- Aim -
Reproduce exactly the lines below, from the first one through the line containing "ax.patch.set_visible(False)", and omit any pictures.

- Information shown -

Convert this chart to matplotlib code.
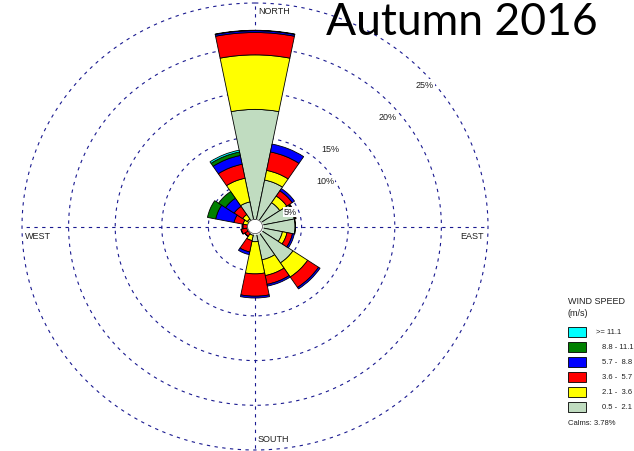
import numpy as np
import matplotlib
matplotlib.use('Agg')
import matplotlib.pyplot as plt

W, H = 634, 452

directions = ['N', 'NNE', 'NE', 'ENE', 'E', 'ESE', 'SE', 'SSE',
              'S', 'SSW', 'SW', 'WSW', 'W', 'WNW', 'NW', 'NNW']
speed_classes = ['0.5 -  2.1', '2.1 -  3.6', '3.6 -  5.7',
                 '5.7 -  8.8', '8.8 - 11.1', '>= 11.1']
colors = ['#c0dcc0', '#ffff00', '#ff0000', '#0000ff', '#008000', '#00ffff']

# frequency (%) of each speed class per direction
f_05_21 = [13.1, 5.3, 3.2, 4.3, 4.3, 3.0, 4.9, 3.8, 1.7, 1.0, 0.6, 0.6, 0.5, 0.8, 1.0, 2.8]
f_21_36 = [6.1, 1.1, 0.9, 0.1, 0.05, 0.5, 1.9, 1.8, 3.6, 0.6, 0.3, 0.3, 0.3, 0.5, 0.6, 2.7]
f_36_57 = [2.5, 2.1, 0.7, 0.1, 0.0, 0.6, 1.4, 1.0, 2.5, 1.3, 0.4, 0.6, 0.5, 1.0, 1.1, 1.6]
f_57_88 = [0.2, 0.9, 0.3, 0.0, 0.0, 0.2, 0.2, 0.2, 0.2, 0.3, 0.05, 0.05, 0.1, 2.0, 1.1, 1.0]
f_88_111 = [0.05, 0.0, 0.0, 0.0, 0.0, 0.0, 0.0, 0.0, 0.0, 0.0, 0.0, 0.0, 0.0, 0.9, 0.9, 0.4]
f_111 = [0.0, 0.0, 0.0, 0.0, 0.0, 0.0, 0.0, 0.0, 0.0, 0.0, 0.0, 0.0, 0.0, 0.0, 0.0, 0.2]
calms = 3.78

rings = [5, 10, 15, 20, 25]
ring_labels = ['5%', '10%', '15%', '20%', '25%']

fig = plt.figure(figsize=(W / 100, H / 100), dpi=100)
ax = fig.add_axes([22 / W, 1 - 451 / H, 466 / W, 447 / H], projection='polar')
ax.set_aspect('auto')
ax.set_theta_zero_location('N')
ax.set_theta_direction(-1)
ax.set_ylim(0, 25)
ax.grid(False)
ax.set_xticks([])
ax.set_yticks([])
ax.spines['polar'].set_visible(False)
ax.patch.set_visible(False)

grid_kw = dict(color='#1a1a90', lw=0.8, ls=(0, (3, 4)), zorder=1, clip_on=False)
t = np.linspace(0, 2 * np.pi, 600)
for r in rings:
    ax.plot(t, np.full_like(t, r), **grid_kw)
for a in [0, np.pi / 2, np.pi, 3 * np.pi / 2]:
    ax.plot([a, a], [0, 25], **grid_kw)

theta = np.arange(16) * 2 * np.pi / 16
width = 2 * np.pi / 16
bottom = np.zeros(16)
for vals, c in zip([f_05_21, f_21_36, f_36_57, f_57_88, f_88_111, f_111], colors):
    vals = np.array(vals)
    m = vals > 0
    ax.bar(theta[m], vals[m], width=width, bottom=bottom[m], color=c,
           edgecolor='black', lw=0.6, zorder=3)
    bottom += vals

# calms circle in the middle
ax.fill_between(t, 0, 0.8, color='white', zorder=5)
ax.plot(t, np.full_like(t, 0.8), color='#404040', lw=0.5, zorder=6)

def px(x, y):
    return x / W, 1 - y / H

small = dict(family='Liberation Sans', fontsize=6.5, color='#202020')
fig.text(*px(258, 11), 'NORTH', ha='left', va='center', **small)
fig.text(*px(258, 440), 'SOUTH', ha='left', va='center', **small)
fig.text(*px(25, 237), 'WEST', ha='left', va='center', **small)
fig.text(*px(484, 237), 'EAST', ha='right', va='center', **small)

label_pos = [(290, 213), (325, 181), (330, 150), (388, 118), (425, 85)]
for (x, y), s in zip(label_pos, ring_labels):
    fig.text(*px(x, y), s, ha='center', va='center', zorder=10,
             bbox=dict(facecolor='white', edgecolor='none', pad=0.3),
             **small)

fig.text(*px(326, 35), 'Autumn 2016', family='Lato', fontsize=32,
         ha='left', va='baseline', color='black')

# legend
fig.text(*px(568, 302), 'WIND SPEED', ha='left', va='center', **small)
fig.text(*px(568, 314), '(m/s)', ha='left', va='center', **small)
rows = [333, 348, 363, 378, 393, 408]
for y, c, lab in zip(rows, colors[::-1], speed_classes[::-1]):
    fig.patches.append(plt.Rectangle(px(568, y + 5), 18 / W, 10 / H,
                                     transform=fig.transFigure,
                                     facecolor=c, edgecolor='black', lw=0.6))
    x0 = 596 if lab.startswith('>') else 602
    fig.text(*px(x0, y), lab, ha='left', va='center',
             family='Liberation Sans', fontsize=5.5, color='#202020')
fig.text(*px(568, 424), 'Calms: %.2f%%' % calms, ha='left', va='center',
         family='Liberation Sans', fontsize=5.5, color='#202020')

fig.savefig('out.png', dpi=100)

- Correct output -
Convert this chart to matplotlib code.
import numpy as np
import matplotlib
matplotlib.use('Agg')
import matplotlib.pyplot as plt

W, H = 634, 452

directions = ['N', 'NNE', 'NE', 'ENE', 'E', 'ESE', 'SE', 'SSE',
              'S', 'SSW', 'SW', 'WSW', 'W', 'WNW', 'NW', 'NNW']
speed_classes = ['0.5 -  2.1', '2.1 -  3.6', '3.6 -  5.7',
                 '5.7 -  8.8', '8.8 - 11.1', '>= 11.1']
colors = ['#c0dcc0', '#ffff00', '#ff0000', '#0000ff', '#008000', '#00ffff']

# frequency (%) of each speed class per direction
f_05_21 = [13.1, 5.3, 3.2, 4.3, 4.3, 3.0, 4.9, 3.8, 1.7, 1.0, 0.6, 0.6, 0.5, 0.8, 1.0, 2.8]
f_21_36 = [6.1, 1.1, 0.9, 0.1, 0.05, 0.5, 1.9, 1.8, 3.6, 0.6, 0.3, 0.3, 0.3, 0.5, 0.6, 2.7]
f_36_57 = [2.5, 2.1, 0.7, 0.1, 0.0, 0.6, 1.4, 1.0, 2.5, 1.3, 0.4, 0.6, 0.5, 1.0, 1.1, 1.6]
f_57_88 = [0.2, 0.9, 0.3, 0.0, 0.0, 0.2, 0.2, 0.2, 0.2, 0.3, 0.05, 0.05, 0.1, 2.0, 1.1, 1.0]
f_88_111 = [0.05, 0.0, 0.0, 0.0, 0.0, 0.0, 0.0, 0.0, 0.0, 0.0, 0.0, 0.0, 0.0, 0.9, 0.9, 0.4]
f_111 = [0.0, 0.0, 0.0, 0.0, 0.0, 0.0, 0.0, 0.0, 0.0, 0.0, 0.0, 0.0, 0.0, 0.0, 0.0, 0.2]
calms = 3.78

rings = [5, 10, 15, 20, 25]
ring_labels = ['5%', '10%', '15%', '20%', '25%']

fig = plt.figure(figsize=(W / 100, H / 100), dpi=100)
ax = fig.add_axes([22 / W, 1 - 451 / H, 466 / W, 447 / H], projection='polar')
ax.set_aspect('auto')
ax.set_theta_zero_location('N')
ax.set_theta_direction(-1)
ax.set_ylim(0, 25)
ax.grid(False)
ax.set_xticks([])
ax.set_yticks([])
ax.spines['polar'].set_visible(False)
ax.patch.set_visible(False)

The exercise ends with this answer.